WHAT YOU HAVE TO DO - Give every line back verbatim, dropping all images.

....

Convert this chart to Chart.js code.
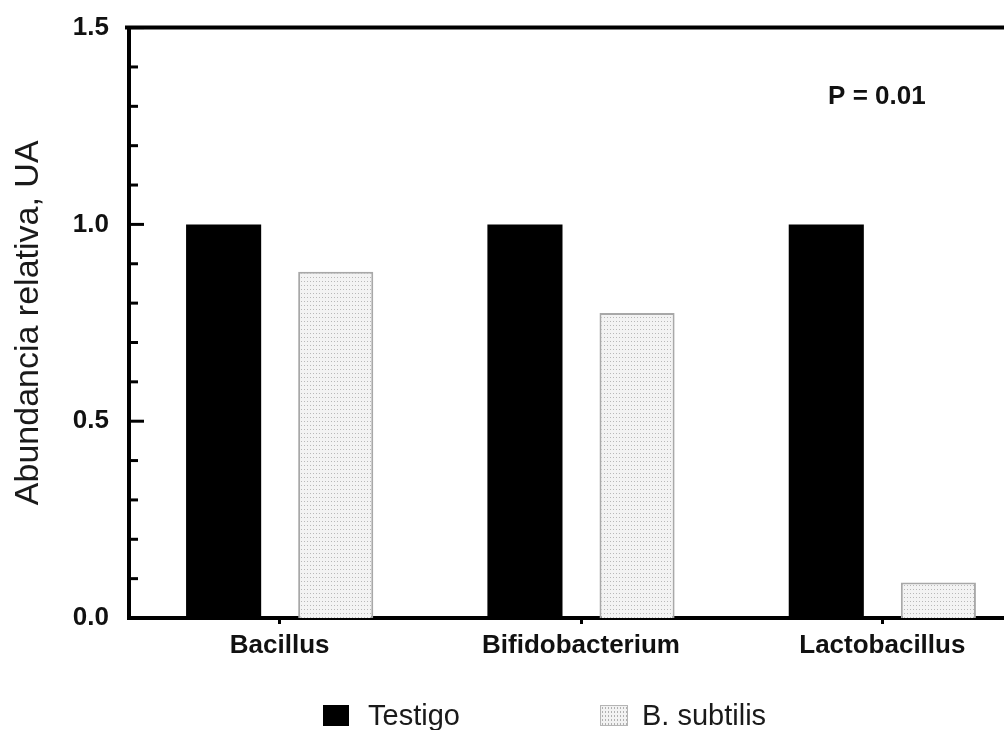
<!DOCTYPE html>
<html lang="es">
<head>
    <meta charset="UTF-8">
    <title>Abundancia relativa</title>
    <script src="https://cdn.jsdelivr.net/npm/chart.js"></script>
    <style>
        body {
            margin: 0;
            background: #fff;
            overflow: hidden;
            font-family: "Liberation Sans", Arial, sans-serif;
        }

        .wrap {
            position: relative;
            width: 1040px;
            height: 730px;
        }

        /* Leyenda debajo del gráfico */
        .legend {
            position: absolute;
            top: 699px;
            left: 0;
            width: 1004px;
            height: 32px;
        }

        .item {
            position: absolute;
            top: 0;
            display: flex;
            align-items: center;
            font-size: 29px;
            line-height: 32px;
            color: #1a1a1a;
        }

        .box {
            height: 21px;
            box-sizing: border-box;
        }

        .box.testigo {
            width: 26px;
            background: #000;
            margin-right: 19px;
        }

        .box.subtilis {
            width: 28px;
            border: 1px solid #b5b5b5;
            background-color: #f2f2f2;
            background-image: radial-gradient(#b0b0b0 0.7px, transparent 0.9px);
            background-size: 3px 4px;
            margin-right: 14px;
        }
    </style>
</head>
<body>
    <div class="wrap">
        <canvas id="chart"></canvas>
        <div class="legend">
            <div class="item" style="left:323px"><span class="box testigo"></span>Testigo</div>
            <div class="item" style="left:600px"><span class="box subtilis"></span>B. subtilis</div>
        </div>
    </div>

    <script>
        var categories = ['Bacillus', 'Bifidobacterium', 'Lactobacillus'];
        var testigo = [1.0, 1.0, 1.0];
        var subtilis = [0.88, 0.775, 0.09];
        var seriesNames = ['Testigo', 'B. subtilis'];

        var yMax = 1.5;
        var yMinorStep = 0.1;
        var yMajorStep = 0.5;
        var yTitle = 'Abundancia relativa, UA';

        // texto de la prueba estadística, en unidades de los ejes
        var pText = 'P = 0.01';
        var pAt = { x: 1.82, y: 1.325 };

        var FONT = '"Liberation Sans", Arial, sans-serif';

        function isMajor(v) {
            var r = v / yMajorStep;
            return Math.abs(r - Math.round(r)) < 1e-6;
        }

        // relleno punteado de las barras claras
        function dotPattern() {
            var c = document.createElement('canvas');
            c.width = 3;
            c.height = 4;
            var g = c.getContext('2d');
            g.fillStyle = '#f3f3f3';
            g.fillRect(0, 0, 3, 4);
            g.fillStyle = '#b8b8b8';
            g.fillRect(1, 1, 1, 1);
            return g.createPattern(c, 'repeat');
        }

        // marco superior, marcas interiores del eje Y y la etiqueta P
        var framePlugin = {
            id: 'frame',
            afterDraw: function (chart) {
                var ctx = chart.ctx;
                var a = chart.chartArea;
                var x = chart.scales.x;
                var y = chart.scales.y;
                ctx.save();
                ctx.strokeStyle = '#000';
                ctx.lineWidth = 4;
                ctx.beginPath();
                ctx.moveTo(a.left - 4, a.top);
                ctx.lineTo(a.right, a.top);
                ctx.stroke();

                ctx.lineWidth = 3;
                y.ticks.forEach(function (t) {
                    var py = y.getPixelForValue(t.value);
                    var len = isMajor(t.value) ? 15 : 9;
                    ctx.beginPath();
                    ctx.moveTo(a.left, py);
                    ctx.lineTo(a.left + len, py);
                    ctx.stroke();
                });

                ctx.fillStyle = '#111';
                ctx.font = 'bold 26px ' + FONT;
                ctx.textAlign = 'left';
                ctx.textBaseline = 'middle';
                ctx.fillText(pText, x.getPixelForValue(pAt.x), y.getPixelForValue(pAt.y));
                ctx.restore();
            }
        };

        var ctx = document.getElementById('chart').getContext('2d');
        var chart = new Chart(ctx, {
            type: 'bar',
            data: {
                labels: categories,
                datasets: [{
                    label: seriesNames[0],
                    data: testigo,
                    backgroundColor: '#000',
                    borderWidth: 0
                }, {
                    label: seriesNames[1],
                    data: subtilis,
                    backgroundColor: dotPattern(),
                    borderColor: '#a8a8a8',
                    borderWidth: 2
                }]
            },
            options: {
                responsive: true,
                maintainAspectRatio: false,
                animation: false,
                categoryPercentage: 0.744,
                barPercentage: 0.67,
                layout: { padding: { top: 19, right: 7, bottom: 62, left: 0 } },
                plugins: {
                    legend: { display: false },
                    tooltip: { enabled: false }
                },
                scales: {
                    x: {
                        offset: true,
                        grid: {
                            display: true,
                            drawOnChartArea: false,
                            drawTicks: true,
                            tickLength: 6,
                            tickWidth: 3,
                            color: '#000',
                            offset: false
                        },
                        border: { display: true, color: '#000', width: 4 },
                        ticks: {
                            color: '#111',
                            padding: 6,
                            font: { family: FONT, size: 26, weight: 'bold' }
                        },
                        afterFit: function (s) { s.height = 50; }
                    },
                    y: {
                        min: 0,
                        max: yMax,
                        grid: { display: false },
                        border: { display: true, color: '#000', width: 4 },
                        ticks: {
                            stepSize: yMinorStep,
                            autoSkip: false,
                            color: '#111',
                            padding: 12,
                            font: { family: FONT, size: 26, weight: 'bold' },
                            callback: function (v) { return isMajor(v) ? v.toFixed(1) : ''; }
                        },
                        title: {
                            display: true,
                            text: yTitle,
                            color: '#1a1a1a',
                            padding: { top: 8, bottom: 0 },
                            font: { family: FONT, size: 34 }
                        },
                        afterFit: function (s) { s.width = 129; }
                    }
                }
            },
            plugins: [framePlugin]
        });
    </script>
</body>
</html>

....

FULL ANSWER -
Convert this chart to Chart.js code.
<!DOCTYPE html>
<html lang="es">
<head>
    <meta charset="UTF-8">
    <title>Abundancia relativa</title>
    <script src="https://cdn.jsdelivr.net/npm/chart.js"></script>
    <style>
        body {
            margin: 0;
            background: #fff;
            overflow: hidden;
            font-family: "Liberation Sans", Arial, sans-serif;
        }

        .wrap {
            position: relative;
            width: 1040px;
            height: 730px;
        }

        /* Leyenda debajo del gráfico */
        .legend {
            position: absolute;
            top: 699px;
            left: 0;
            width: 1004px;
            height: 32px;
        }

        .item {
            position: absolute;
            top: 0;
            display: flex;
            align-items: center;
            font-size: 29px;
            line-height: 32px;
            color: #1a1a1a;
        }

        .box {
            height: 21px;
            box-sizing: border-box;
        }

        .box.testigo {
            width: 26px;
            background: #000;
            margin-right: 19px;
        }

        .box.subtilis {
            width: 28px;
            border: 1px solid #b5b5b5;
            background-color: #f2f2f2;
            background-image: radial-gradient(#b0b0b0 0.7px, transparent 0.9px);
            background-size: 3px 4px;
            margin-right: 14px;
        }
    </style>
</head>
<body>
    <div class="wrap">
        <canvas id="chart"></canvas>
        <div class="legend">
            <div class="item" style="left:323px"><span class="box testigo"></span>Testigo</div>
            <div class="item" style="left:600px"><span class="box subtilis"></span>B. subtilis</div>
        </div>
    </div>

    <script>
        var categories = ['Bacillus', 'Bifidobacterium', 'Lactobacillus'];
        var testigo = [1.0, 1.0, 1.0];
        var subtilis = [0.88, 0.775, 0.09];
        var seriesNames = ['Testigo', 'B. subtilis'];

        var yMax = 1.5;
        var yMinorStep = 0.1;
        var yMajorStep = 0.5;
        var yTitle = 'Abundancia relativa, UA';

        // texto de la prueba estadística, en unidades de los ejes
        var pText = 'P = 0.01';
        var pAt = { x: 1.82, y: 1.325 };

        var FONT = '"Liberation Sans", Arial, sans-serif';

        function isMajor(v) {
            var r = v / yMajorStep;
            return Math.abs(r - Math.round(r)) < 1e-6;
        }

        // relleno punteado de las barras claras
        function dotPattern() {
            var c = document.createElement('canvas');
            c.width = 3;
            c.height = 4;
            var g = c.getContext('2d');
            g.fillStyle = '#f3f3f3';
            g.fillRect(0, 0, 3, 4);
            g.fillStyle = '#b8b8b8';
            g.fillRect(1, 1, 1, 1);
            return g.createPattern(c, 'repeat');
        }

        // marco superior, marcas interiores del eje Y y la etiqueta P
        var framePlugin = {
            id: 'frame',
            afterDraw: function (chart) {
                var ctx = chart.ctx;
                var a = chart.chartArea;
                var x = chart.scales.x;
                var y = chart.scales.y;
                ctx.save();
                ctx.strokeStyle = '#000';
                ctx.lineWidth = 4;
                ctx.beginPath();
                ctx.moveTo(a.left - 4, a.top);
                ctx.lineTo(a.right, a.top);
                ctx.stroke();

                ctx.lineWidth = 3;
                y.ticks.forEach(function (t) {
                    var py = y.getPixelForValue(t.value);
                    var len = isMajor(t.value) ? 15 : 9;
                    ctx.beginPath();
                    ctx.moveTo(a.left, py);
                    ctx.lineTo(a.left + len, py);
                    ctx.stroke();
                });

                ctx.fillStyle = '#111';
                ctx.font = 'bold 26px ' + FONT;
                ctx.textAlign = 'left';
                ctx.textBaseline = 'middle';
                ctx.fillText(pText, x.getPixelForValue(pAt.x), y.getPixelForValue(pAt.y));
                ctx.restore();
            }
        };

        var ctx = document.getElementById('chart').getContext('2d');
        var chart = new Chart(ctx, {
            type: 'bar',
            data: {
                labels: categories,
                datasets: [{
                    label: seriesNames[0],
                    data: testigo,
                    backgroundColor: '#000',
                    borderWidth: 0
                }, {
                    label: seriesNames[1],
                    data: subtilis,
                    backgroundColor: dotPattern(),
                    borderColor: '#a8a8a8',
                    borderWidth: 2
                }]
            },
            options: {
                responsive: true,
                maintainAspectRatio: false,
                animation: false,
                categoryPercentage: 0.744,
                barPercentage: 0.67,
                layout: { padding: { top: 19, right: 7, bottom: 62, left: 0 } },
                plugins: {
                    legend: { display: false },
                    tooltip: { enabled: false }
                },
                scales: {
                    x: {
                        offset: true,
                        grid: {
                            display: true,
                            drawOnChartArea: false,
                            drawTicks: true,
                            tickLength: 6,
                            tickWidth: 3,
                            color: '#000',
                            offset: false
                        },
                        border: { display: true, color: '#000', width: 4 },
                        ticks: {
                            color: '#111',
                            padding: 6,
                            font: { family: FONT, size: 26, weight: 'bold' }
                        },
                        afterFit: function (s) { s.height = 50; }
                    },
                    y: {
                        min: 0,
                        max: yMax,
                        grid: { display: false },
                        border: { display: true, color: '#000', width: 4 },
                        ticks: {
                            stepSize: yMinorStep,
                            autoSkip: false,
                            color: '#111',
                            padding: 12,
                            font: { family: FONT, size: 26, weight: 'bold' },
                            callback: function (v) { return isMajor(v) ? v.toFixed(1) : ''; }
                        },
                        title: {
                            display: true,
                            text: yTitle,
                            color: '#1a1a1a',
                            padding: { top: 8, bottom: 0 },
                            font: { family: FONT, size: 34 }
                        },
                        afterFit: function (s) { s.width = 129; }
                    }
                }
            },
            plugins: [framePlugin]
        });
    </script>
</body>
</html>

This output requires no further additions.